En un determinado momento, la película se desdoblará, añadiendo nuevas capas a la historia entre Sarah y Tony y poniendo de manifiesto de qué manera ella ha cristalizado la necesidad evocadora a partir de su sensibilidad. La imaginación como fuente de cristalización de nuestros deseos ocultos o reprimidos. Su historia habla de una chica, Amy (Mia Wasikowska) que llega a Farö para asistir a la boda de una amiga, a la que también está invitada su expareja, Joseph (Anders Danielsen Lie). Ambos tienen ahora sus respectivas vidas, pero ella no ha dejado de amarlo. Durante tres días compartirán celebraciones, encuentros y desencuentros. Es un relato tan pequeño como emocionante, repleto de melancolía y desazón, en el que se certifica la imposibilidad de mantener vivos los sueños de juventud en la edad adulta. También es una historia de decepción que abre la puerta a las brechas del destino, a los errores del pasado, al deseo y la necesidad de recuperar ilusiones que nos marcaron. Amy es en realidad el reflejo de Chris, de su decepción en el presente, de su vulnerabilidad y la materialización de su propia insatisfacción. Al principio de la película, la protagonista se pregunta por qué Bergman no fue capaz de hablar de la felicidad en un entorno tan idílico, pero lo cierto es que ella tampoco ha sido capaz. Algo en esos paisajes la ha atrapado y ha hecho surgir de forma reveladora sus verdaderas inquietudes.

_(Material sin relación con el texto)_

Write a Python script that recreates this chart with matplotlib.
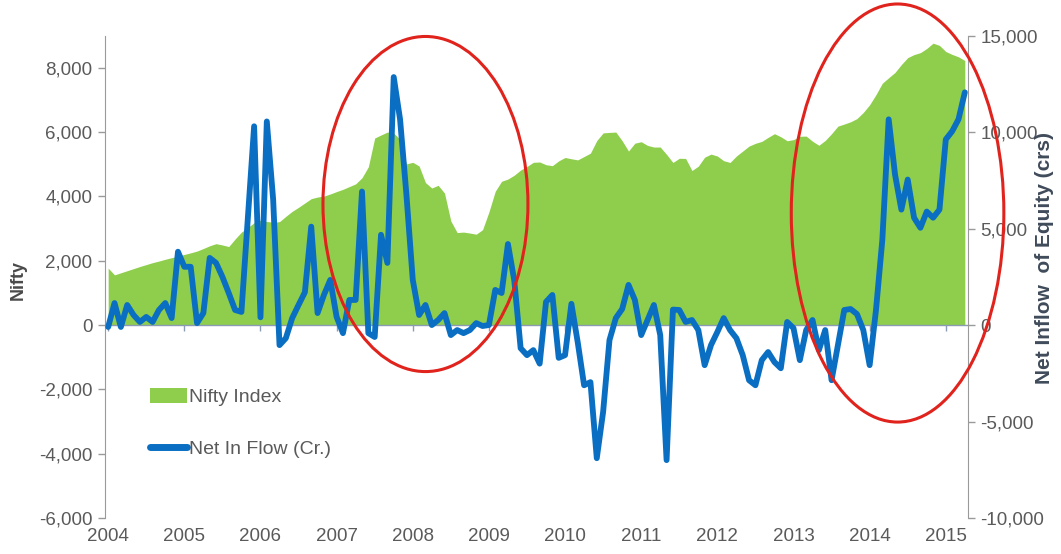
import matplotlib
matplotlib.use("Agg")
import matplotlib.pyplot as plt
from matplotlib.patches import Ellipse, Patch
from matplotlib.lines import Line2D

# ---- data (monthly, Jan 2004 .. Apr 2015) ----
nifty = [1770, 1560, 1625, 1690, 1755, 1820, 1880, 1940, 1990, 2045, 2095, 2145,
         2195, 2245, 2300, 2380, 2465, 2530, 2490, 2440, 2675, 2890, 3030, 3185,
         3255, 3220, 3195, 3215, 3380, 3535, 3660, 3795, 3930, 3980, 4010, 4075,
         4150, 4220, 4305, 4390, 4580, 4920, 5815, 5910, 6000, 5970, 5770, 5010,
         5060, 4945, 4430, 4260, 4345, 4105, 3235, 2875, 2890, 2860, 2825, 2965,
         3515, 4160, 4470, 4540, 4660, 4820, 4930, 5060, 5070, 4985, 4955, 5105,
         5210, 5170, 5135, 5240, 5345, 5735, 5975, 5990, 6000, 5730, 5410, 5655,
         5700, 5585, 5535, 5535, 5305, 5055, 5185, 5180, 4805, 4940, 5220, 5315,
         5255, 5110, 5055, 5255, 5410, 5565, 5650, 5710, 5835, 5950, 5855, 5730,
         5765, 5870, 5875, 5715, 5590, 5740, 5950, 6185, 6250, 6320, 6420, 6610,
         6850, 7165, 7520, 7690, 7855, 8100, 8315, 8410, 8470, 8600, 8765, 8695,
         8505, 8415, 8340, 8225]

net_inflow = [-100, 1140, -100, 1040, 520, 160, 420, 160, 780, 1140, 360, 3800,
              3020, 3020, 100, 620, 3480, 3220, 2500, 1660, 780, 680, 5460, 10300,
              400, 10550, 6500, -1040, -680, 360, 1040, 1700, 5100, 620, 1560, 2340,
              420, -420, 1300, 1300, 6920, -420, -620, 4680, 3220, 12850, 10660, 6760,
              2340, 520, 1040, 0, 260, 620, -520, -260, -420, -260, 100, -50,
              0, 1820, 1660, 4200, 2300, -1200, -1560, -1300, -2000, 1200, 1560, -1700,
              -1560, 1100, -900, -3120, -2960, -6900, -4500, -780, 360, 830, 2080, 1300,
              -520, 260, 1040, -520, -7000, 800, 780, 160, 260, -260, -2080, -1040,
              -360, 360, -260, -680, -1560, -2860, -3120, -1820, -1400, -1920, -2240, 160,
              -160, -1820, -260, 260, -1300, -260, -2860, -1040, 780, 830, 570, -260,
              -2080, 780, 4420, 10660, 7800, 5980, 7540, 5560, 5040, 5880, 5560, 5980,
              9620, 10040, 10660, 12060]

year_labels = ["2004", "2005", "2006", "2007", "2008", "2009", "2010",
               "2011", "2012", "2013", "2014", "2015"]
left_ticks = [-6000, -4000, -2000, 0, 2000, 4000, 6000, 8000]
right_ticks = [-10000, -5000, 0, 5000, 10000, 15000]

months = list(range(len(nifty)))
year_pos = [12 * i for i in range(len(year_labels))]

GREEN = "#8fce4c"
BLUE = "#0a6fc2"
GRAY = "#5a5a5a"
SPINE = "#9a9a9a"
RED = "#e0231c"

plt.rcParams["font.family"] = ["Liberation Sans", "DejaVu Sans"]

fig = plt.figure(figsize=(10.61, 5.54), dpi=100)
ax = fig.add_axes([105 / 1061, 1 - 518 / 554, (968 - 105) / 1061, (518 - 35.6) / 554])
ax2 = ax.twinx()

ax.fill_between(months, 0, nifty, color=GREEN, linewidth=0, zorder=1)
ax2.plot(months, net_inflow, color=BLUE, linewidth=4.2, solid_joinstyle="round",
         solid_capstyle="round", zorder=3)

ax.set_xlim(-0.5, len(nifty) - 0.5)
ax.set_ylim(-6000, 9000)
ax2.set_ylim(-10000, 15000)

# zero line with small year ticks
ax.axhline(0, color="#8a9bb3", linewidth=1.0, zorder=2)
sec = ax.secondary_xaxis(6000 / 15000)
sec.set_xticks(year_pos)
sec.tick_params(axis="x", length=4, width=1, color="#8a9bb3", labelbottom=False, direction="out")
sec.spines["bottom"].set_visible(False)

ax.set_xticks(year_pos)
ax.set_xticklabels(year_labels)
ax.tick_params(axis="x", length=0, pad=7, labelsize=13.5, labelcolor=GRAY)

ax.set_yticks(left_ticks)
ax.set_yticklabels([f"{v:,}" for v in left_ticks])
ax.tick_params(axis="y", length=5, width=1, color=SPINE, labelsize=13.5, labelcolor=GRAY, pad=4)
ax2.set_yticks(right_ticks)
ax2.set_yticklabels([f"{v:,}" for v in right_ticks])
ax2.tick_params(axis="y", length=5, width=1, color=SPINE, labelsize=13.5, labelcolor=GRAY, pad=4)

for a in (ax, ax2):
    a.spines["top"].set_visible(False)
    a.spines["bottom"].set_visible(False)
ax.spines["left"].set_color(SPINE)
ax2.spines["right"].set_color(SPINE)
ax2.spines["left"].set_visible(False)
ax.spines["right"].set_visible(False)

fig.text(18 / 1061, 1 - 280 / 554, "Nifty", rotation=90, ha="center", va="center",
         fontsize=13, fontweight="bold", color="#4a4a4a")
fig.text(1045 / 1061, 1 - 258 / 554, "Net Inflow  of Equity (crs)", rotation=90,
         ha="center", va="center", fontsize=15, fontweight="bold", color="#3f4b5a")

handles = [Patch(facecolor=GREEN, edgecolor="none"),
           Line2D([0], [0], color=BLUE, linewidth=5, solid_capstyle="round")]
leg = fig.legend(handles, ["Nifty Index", "Net In Flow (Cr.)"],
                 loc="upper left", bbox_to_anchor=(150 / 1061, 1 - 388 / 554),
                 bbox_transform=fig.transFigure, frameon=False, fontsize=14,
                 handlelength=1.9, handleheight=0.8, handletextpad=0.1,
                 labelspacing=1.75, borderpad=0, borderaxespad=0)
for t in leg.get_texts():
    t.set_color(GRAY)

# highlight ellipses (left-axis data coordinates)
e1 = Ellipse((50, 3763), 32.3, 10420, fill=False, edgecolor=RED, linewidth=2.2,
             transform=ax.transData, clip_on=False, zorder=10)
e2 = Ellipse((124.4, 3483), 33.5, 13000, fill=False, edgecolor=RED, linewidth=2.2,
             transform=ax.transData, clip_on=False, zorder=10)
ax2.add_patch(e1)
ax2.add_patch(e2)

fig.savefig("out.png", dpi=100)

La isla de Bergman parece surgir como un mecanismo para reflexionar sobre el cine, su herencia y nuestra propia vida. Sobre cómo nos afectan las ficciones, sobre cómo las incorporamos o nos sirven para identificarnos con ellas. Pero también es una película profundamente personal e introspectiva sobre la ruptura, los baches emocionales y la necesidad de encontrar una propia voz, de liberarse del yugo masculino y también de los referentes para volar sola.
Mia Hansen Love ofrece un relato luminoso en la forma y nostálgico en el fondo. Siempre transparente y honesto, herido.